Bei Wind und Wetter ist Heiko Schrader mit seinen Schafen im Harz unterwegs. Schon in seiner Kindheit war er häufig in der Landwirtschaft auf Achse. "Seit ich sechs bin, wollte ich Schäfer werden", erinnert er sich. Drei Schafherden betreut der 46-Jährige aktuell. Schrader muss sich seinen Tag gut einteilen. Das Tagespensum ist straff. Da bleiben für jede Schafherde rund zwei, drei Stunden Zeit am Tag.

"Ob meine Freunde mit einem Lächeln zur Arbeit fahren, weiß ich nicht."

"Ich bin zufrieden mit meinem Leben so wie es ist", sagt der Harzer. Es ist vor allem die Freiheit draußen in der Natur, die Heiko Schrader an seinem Beruf schätzen gelernt hat. "Ich habe hier eine andere Art von Stress", fügt er hinzu. Und erzählt, dass er Freunde hat, die sehr gut bezahlte Industrie-Jobs haben und weiß Gott mehr Geld verdienen als er. "Aber ob die mit einem Lächeln zur Arbeit fahren, weiß ich nicht."

Nach der Wende, als die LPG, in der Heiko Schrader arbeitete, abgewickelt wurde, hat der Mann seinen Lebensunterhalt zunächst auf dem Bau verdient. "Ich habe noch eine Ausbildung zum Dachdecker gemacht und war dann oft auf Montage unterwegs", erzählt er. Dann packte er aber die Gelegenheit beim Schopf und nahm das Angebot seines heutigen Arbeitgebers an, um in seinen Wunschberuf zurückzukehren: der Verein mit dem langen Namen Merino-Herdbuchtzucht Heimburg 1861 Landschaftspflege Harz e.V..

"Den Computerquatsch nimmt mir meine Chefin ab."

Das Berufsbild des Schäfers habe sich mit den Jahren deutlich gewandelt, so Schrader. "Heute muss auch ein Schäfer viel Schreibarbeit verrichten, aber den Computerquatsch nimmt mir meine Chefin ab", erzählt er lachend. Heiko Schrader ist hart im Nehmen. Tag und Nacht ist er für seine Herden in Bereitschaft. Es komme schon mal vor, dass nachts die Polizei anrufe, weil irgendwo ein Loch im Zaun war und die Schafe frei umher irren, berichtet der Schäfer. "Klar habe ich dabei dann auch schon böse Überraschungen erlebt." 90 Prozent dieser Fälle seien jedoch nicht durch Wild oder herunterfallende Äste verursacht, sondern durch unachtsame Menschen. Das ärgert ihn: "Der Mensch ist komisch geworden." Und er ergänzt, dass die Leute oft unvernünftig seien, gerade wenn Hundebesitzer ihre Vierbeiner frei laufen lassen und es dann nicht schafften, ihre Hunde rechtzeitig "einzufangen".

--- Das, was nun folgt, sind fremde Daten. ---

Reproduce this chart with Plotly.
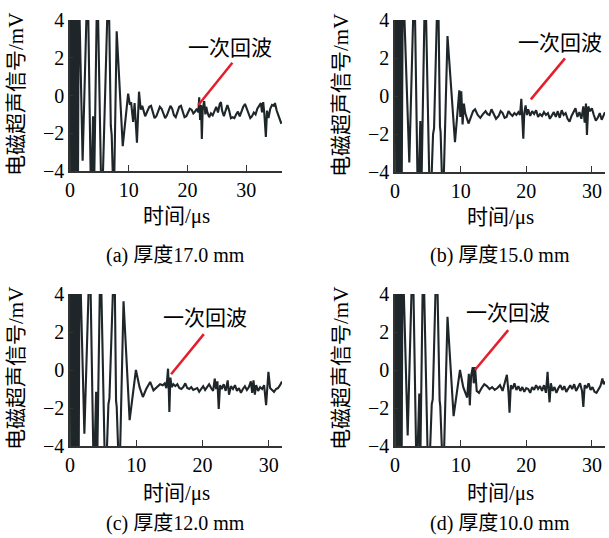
import plotly.graph_objects as go

# ---------------- data ----------------
t_a = [0.0, 0.08, 0.22, 0.36, 0.5, 0.64, 0.78, 0.92, 1.06, 1.2, 1.34, 1.5,
       2.15, 3.0, 3.6, 3.92, 4.1, 4.65, 5.4, 6.55, 6.95, 7.1, 7.45, 7.95,
       8.98, 9.9, 10.2, 10.4, 10.75, 11.0, 11.4, 11.75, 12.05, 12.3, 12.8,
       13.2, 13.5, 13.8, 14.1, 14.4, 14.7, 15.0, 15.3, 15.6, 15.9, 16.2, 16.5,
       16.8, 17.1, 17.4, 17.7, 18.0, 18.3, 18.6, 18.9, 19.2, 19.5, 19.8, 20.1,
       20.4, 20.7, 21.0, 21.3, 21.6, 21.85, 22.0, 22.15, 22.3, 22.45, 22.6,
       22.85, 23.05, 23.2, 23.4, 23.7, 24.0, 24.3, 24.6, 24.9, 25.2, 25.5,
       25.7, 25.9, 26.2, 26.5, 26.8, 27.1, 27.4, 27.7, 28.0, 28.3, 28.6, 28.9,
       29.2, 29.5, 29.8, 30.1, 30.4, 30.7, 31.0, 31.3, 31.6, 31.9, 32.2, 32.5,
       32.7, 32.9, 33.1, 33.35, 33.55, 33.8, 34.1, 34.4, 34.7, 34.9, 35.2,
       35.6, 36.0]
v_a = [0.0, 6, -6, 6, -6, 6, -6, 6, -6, 6, -6, 6,
       -3.45, 6.5, -6, -1.1, -5, 6.5, -6.5, 6.5, -1.6, -2.1, -6, 3.4,
       -2.68, 0.1, -0.5, -0.35, -1.4, -0.4, -2.5, 0.2, -0.75, -0.55, -1.1,
       -0.85, -0.6, -0.55, -0.9, -1.2, -1.1, -0.8, -0.6, -0.7, -1.0, -1.2, -1.05,
       -0.75, -0.55, -0.7, -1.05, -1.15, -0.9, -0.6, -0.55, -0.85, -1.15, -1.1, -0.85,
       -0.7, -0.75, -0.95, -0.85, -0.7, -0.9, -0.1, -1.3, -0.5, -2.3, -0.7,
       -0.3, -1.0, -0.6, -0.9, -1.15, -0.95, -1.05, -0.8, -0.6, -0.9, -0.45,
       -0.35, -0.8, -1.1, -0.75, -0.5, -0.8, -1.2, -1.15, -1.2, -1.0, -0.85, -1.1,
       -0.8, -0.6, -0.45, -0.7, -1.0, -1.2, -1.1, -0.9, -1.0, -0.7, -0.55, -0.4,
       -0.9, -0.35, -1.0, -2.2, -0.8, -1.2, -0.7, -0.5, -0.55, -0.4, -0.8,
       -1.2, -1.5]

t_b = [0.0, 0.08, 0.2, 0.32, 0.44, 0.56, 0.7, 0.85, 1.0, 1.2,
       2.18, 2.95, 3.5, 3.86, 4.02, 4.6, 5.35, 5.8, 5.95, 6.55, 6.85, 6.95,
       7.3, 8.0, 9.14, 9.6, 9.8, 9.95, 10.1, 10.3, 10.5, 10.7, 11.2, 11.9,
       12.2, 12.6, 13.0, 13.4, 13.8, 14.1, 14.4, 14.7, 15.0, 15.4, 15.8, 16.1,
       16.4, 16.7, 17.0, 17.3, 17.6, 17.9, 18.2, 18.5, 18.8, 19.05, 19.25,
       19.4, 19.55, 19.7, 19.9, 20.1, 20.3, 20.6, 20.9, 21.2, 21.5, 21.8,
       22.1, 22.4, 22.7, 23.0, 23.3, 23.6, 23.9, 24.2, 24.5, 24.8, 25.1, 25.4,
       25.7, 26.0, 26.3, 26.6, 26.9, 27.2, 27.5, 27.8, 28.1, 28.4, 28.7, 28.9,
       29.1, 29.25, 29.45, 29.7, 30.0, 30.3, 30.6, 30.9, 31.2, 31.5, 31.8, 32.0]
v_b = [0.0, 6, -6, 6, -6, 6, -6, 6, -6, 6.5,
       -3.5, 6.5, -6, -1.32, -5, 6.5, -6.5, -2.0, -1.7, 6.5, -1.6, -1.9,
       -6, 3.15, -2.43, -0.5, 0.3, -1.1, 0.25, -1.5, -0.4, -0.9, -1.45, -0.8,
       -0.7, -1.0, -1.15, -0.95, -0.8, -0.95, -1.0, -0.7, -0.95, -1.2, -1.05, -0.8,
       -0.9, -1.15, -1.1, -0.8, -0.95, -1.05, -0.9, -1.0, -0.85, -1.0, -0.15,
       -1.2, -2.25, -0.9, -0.5, -1.0, -0.7, -1.05, -0.8, -0.95, -0.75, -1.1,
       -0.95, -1.05, -0.85, -1.0, -0.9, -1.2, -1.05, -0.85, -1.1, -0.8, -1.15, -0.75,
       -1.0, -0.9, -1.2, -1.35, -1.05, -0.8, -0.65, -1.1, -0.85, -1.2, -0.55, -1.4,
       -0.4, -2.05, -0.55, -0.8, -0.65, -1.0, -1.3, -1.15, -0.9, -1.25, -0.95, -0.85]

t_c = [0.0, 0.08, 0.2, 0.32, 0.46, 0.6, 0.74, 0.88, 1.02, 1.16, 1.3, 1.45,
       2.17, 3.0, 3.6, 3.94, 4.1, 4.6, 5.35, 5.8, 5.95, 6.7, 6.95, 7.05, 7.45,
       8.08, 9.0, 9.95, 10.5, 11.0, 11.5, 12.1, 12.6, 13.1, 13.6, 14.0, 14.3,
       14.55, 14.8, 14.9, 15.0, 15.15, 15.35, 15.6, 15.9, 16.2, 16.5, 16.8,
       17.1, 17.4, 17.7, 18.0, 18.3, 18.6, 18.9, 19.2, 19.5, 19.8, 20.1, 20.4,
       20.7, 21.0, 21.3, 21.6, 21.85, 22.05, 22.25, 22.45, 22.65, 22.9, 23.2,
       23.5, 23.8, 24.0, 24.3, 24.6, 24.9, 25.2, 25.5, 25.8, 26.1, 26.4, 26.7,
       27.0, 27.3, 27.5, 27.7, 27.9, 28.1, 28.4, 28.7, 29.0, 29.3, 29.6, 29.95,
       30.2, 30.5, 30.8, 31.1, 31.4, 31.7, 32.0]
v_c = [0.0, 6, -6, 6, -6, 6, -6, 6, -6, 6, -6, 6.5,
       -3.35, 6.5, -6, -1.15, -5, 6.5, -6.5, -1.8, -1.5, 6.5, -1.6, -1.95, -6,
       3.62, -2.64, 0.0, -0.9, -1.42, -1.0, -0.63, -1.07, -0.9, -0.75, -0.8, -0.7,
       -0.95, 0.07, -0.9, -2.21, -0.4, -0.9, -0.75, -0.85, -0.75, -0.95, -1.0,
       -0.9, -0.7, -0.95, -1.0, -0.9, -1.05, -1.0, -0.95, -1.15, -1.0, -0.85, -1.05,
       -0.9, -0.75, -0.95, -1.1, -0.45, -1.0, -0.6, -2.05, -0.8, -1.0, -0.75,
       -1.1, -0.55, -1.3, -0.85, -1.0, -0.8, -1.1, -0.95, -1.2, -1.0, -0.85, -1.05,
       -0.9, -0.6, -1.2, -0.55, -1.3, -0.8, -1.1, -0.9, -1.0, -0.8, -1.85, -0.1,
       -0.95, -1.05, -1.15, -1.0, -0.95, -0.8, -0.6]

t_d = [0.0, 0.08, 0.2, 0.32, 0.44, 0.56, 0.7, 0.85, 1.0, 1.15,
       1.93, 2.7, 3.3, 3.7, 3.85, 4.3, 5.1, 5.6, 5.75, 6.35, 6.8, 6.9, 7.35,
       8.0, 8.93, 9.9, 10.4, 11.0, 11.25, 11.4, 11.6, 11.85, 12.0, 12.2, 12.45,
       12.8, 13.2, 13.6, 14.0, 14.4, 14.8, 15.2, 15.6, 16.0, 16.4, 16.8, 17.05,
       17.3, 17.45, 17.65, 17.9, 18.2, 18.5, 18.8, 19.1, 19.4, 19.7, 20.0, 20.3,
       20.6, 20.9, 21.2, 21.5, 21.8, 22.1, 22.4, 22.7, 23.0, 23.25, 23.4, 23.55,
       23.75, 24.0, 24.3, 24.6, 24.9, 25.2, 25.5, 25.8, 26.1, 26.4, 26.7, 27.0,
       27.3, 27.6, 27.9, 28.2, 28.5, 28.7, 28.9, 29.2, 29.5, 29.8, 30.1, 30.4,
       30.7, 31.0, 31.3, 31.6, 31.8, 32.0]
v_d = [0.0, 6, -6, 6, -6, 6, -6, 6, -6, 6.5,
       -3.44, 6.5, -6, -1.24, -5, 6.5, -6.5, -1.8, -1.55, 6.5, -1.6, -1.9, -6,
       2.8, -2.43, 0.0, -0.9, -1.45, -0.2, -1.86, -0.3, 0.15, -0.7, 0.15, -1.1,
       -1.2, -0.95, -0.75, -0.85, -1.0, -0.9, -1.05, -0.95, -0.8, -1.1, -0.6, -0.25,
       -1.2, -2.25, -0.8, -1.0, -0.7, -1.05, -0.85, -1.1, -0.9, -1.15, -0.95, -1.0,
       -1.2, -0.9, -1.05, -0.8, -1.0, -0.85, -1.1, -0.8, -1.2, -0.1, -1.0, -1.7,
       -0.7, -1.1, -0.9, -1.2, -0.95, -0.8, -1.05, -0.85, -1.15, -0.95, -0.8, -1.0,
       -0.75, -1.1, -0.9, -0.7, -1.1, -1.94, -0.8, -0.95, -0.7, -1.05, -0.9, -1.15,
       -1.2, -1.0, -0.85, -0.45, -0.75, -0.6]

# red pointer lines (label end -> echo) and label positions
pointer_t = [[27.65, 21.86], [25.9, 20.7], [20.2, 15.26], [17.25, 12.18]]
pointer_v = [[1.74, -0.5], [1.98, -0.18], [1.89, -0.22], [2.1, 0.0]]
label_t = [27.3, 25.1, 20.45, 17.25]
label_v = [2.5, 2.8, 2.72, 2.98]
label_text = "一次回波"

x_max = [36.1, 32, 32, 32]
captions = ["(a) 厚度17.0 mm", "(b) 厚度15.0 mm", "(c) 厚度12.0 mm", "(d) 厚度10.0 mm"]
x_title = "时间/μs"
y_title = "电磁超声信号/mV"
x_ticks = [0, 10, 20, 30]
y_ticks = [-4, -2, 0, 2, 4]

series_t = [t_a, t_b, t_c, t_d]
series_v = [v_a, v_b, v_c, v_d]

# ---------------- layout geometry (pixels) ----------------
W, H = 609, 538
# plot areas: (left, right, top, bottom) in pixels
areas = [(70, 282, 20, 171), (395, 605, 20, 172), (70, 282, 294, 446), (395, 605, 294, 446)]
xtitle_pos = [(176, 216), (500, 217), (176, 493), (500, 493)]
ytitle_pos = [(16, 95), (341, 96), (16, 369), (341, 369)]
caption_pos = [(175, 255), (500, 255), (175, 523), (500, 523)]

FONT = "Liberation Serif, 'Noto Sans CJK SC', serif"
LINE = "#1e2629"
RED = "#e41e2b"
AX = "#333333"
TXT = 21

fig = go.Figure()
layout = dict(width=W, height=H, margin=dict(l=0, r=0, t=0, b=0, pad=0),
              autosize=False,
              paper_bgcolor="white", plot_bgcolor="white", showlegend=False,
              font=dict(family=FONT, size=20, color="black"))
annotations = []


def note(x, y, text, xref="paper", yref="paper", angle=0, size=TXT):
    return dict(x=x, y=y, xref=xref, yref=yref, text=text, showarrow=False,
                xanchor="center", yanchor="middle", textangle=angle,
                borderpad=0,
                font=dict(family=FONT, size=size, color="black"))


for i in range(4):
    xa = "x" if i == 0 else f"x{i+1}"
    ya = "y" if i == 0 else f"y{i+1}"
    l, r, t, b = areas[i]
    xkey = "xaxis" if i == 0 else f"xaxis{i+1}"
    ykey = "yaxis" if i == 0 else f"yaxis{i+1}"
    layout[xkey] = dict(domain=[l / W, r / W], range=[0, x_max[i]], anchor=ya,
                        automargin=False,
                        showline=True, linecolor=AX, linewidth=1.5,
                        ticks="inside", ticklen=6, tickwidth=1.2, tickcolor=AX,
                        tickvals=x_ticks, showgrid=False, zeroline=False,
                        tickfont=dict(family=FONT, size=20, color="black"))
    layout[ykey] = dict(domain=[1 - b / H, 1 - t / H], range=[-4, 4], anchor=xa,
                        automargin=False,
                        showline=True, linecolor=AX, linewidth=1.5,
                        ticks="inside", ticklen=3, tickwidth=1.2, tickcolor=AX,
                        tickvals=y_ticks, showgrid=False, zeroline=False,
                        tickfont=dict(family=FONT, size=20, color="black"))
    fig.add_trace(go.Scatter(x=series_t[i], y=series_v[i], mode="lines",
                             line=dict(color=LINE, width=2.1), xaxis=xa, yaxis=ya,
                             hoverinfo="skip"))
    fig.add_trace(go.Scatter(x=pointer_t[i], y=pointer_v[i], mode="lines",
                             line=dict(color=RED, width=2.5), xaxis=xa, yaxis=ya,
                             hoverinfo="skip"))
    annotations.append(note(label_t[i], label_v[i], label_text, xref=xa, yref=ya))
    px, py = xtitle_pos[i]
    annotations.append(note(px / W, 1 - py / H, x_title))
    px, py = ytitle_pos[i]
    annotations.append(note(px / W, 1 - py / H, y_title, angle=-90))
    px, py = caption_pos[i]
    annotations.append(note(px / W, 1 - py / H, captions[i], size=20))

layout["annotations"] = annotations
fig.update_layout(**layout)
fig.write_html("out.html", config={"displayModeBar": False},
               post_script="document.body.style.margin='0px';document.body.style.overflow='hidden';")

Vor allem an den Wochenenden wird Heiko Schrader viel von seiner Frau Ines begleitet. Die 50-Jährige hat ansonsten einen Bürojob. "Wenn meine Familie nicht hinter mir stehen würde, ginge das alles nicht", sagt Schrader. Bei speziellen Aufgaben wie der Wurmkur packt neben Schraders Gattin auch der Sohn mit an.

Trotz des harten Jobs genießt Schrader auch seine Freizeit: "Ich habe ein schönes Zuhause und fahre gerne in den Urlaub." Dann hört er oft Musik von Bob Dylan. Und denkt an die abgelegene Ranch in Kanada, wo er zusammen mit seiner Frau vor Jahren eine Woche gearbeitet hat. "Wir hätten da bleiben können. Die Frage ist nur, ob wir mit der Einsamkeit dort ewig zurechtgekommen wären."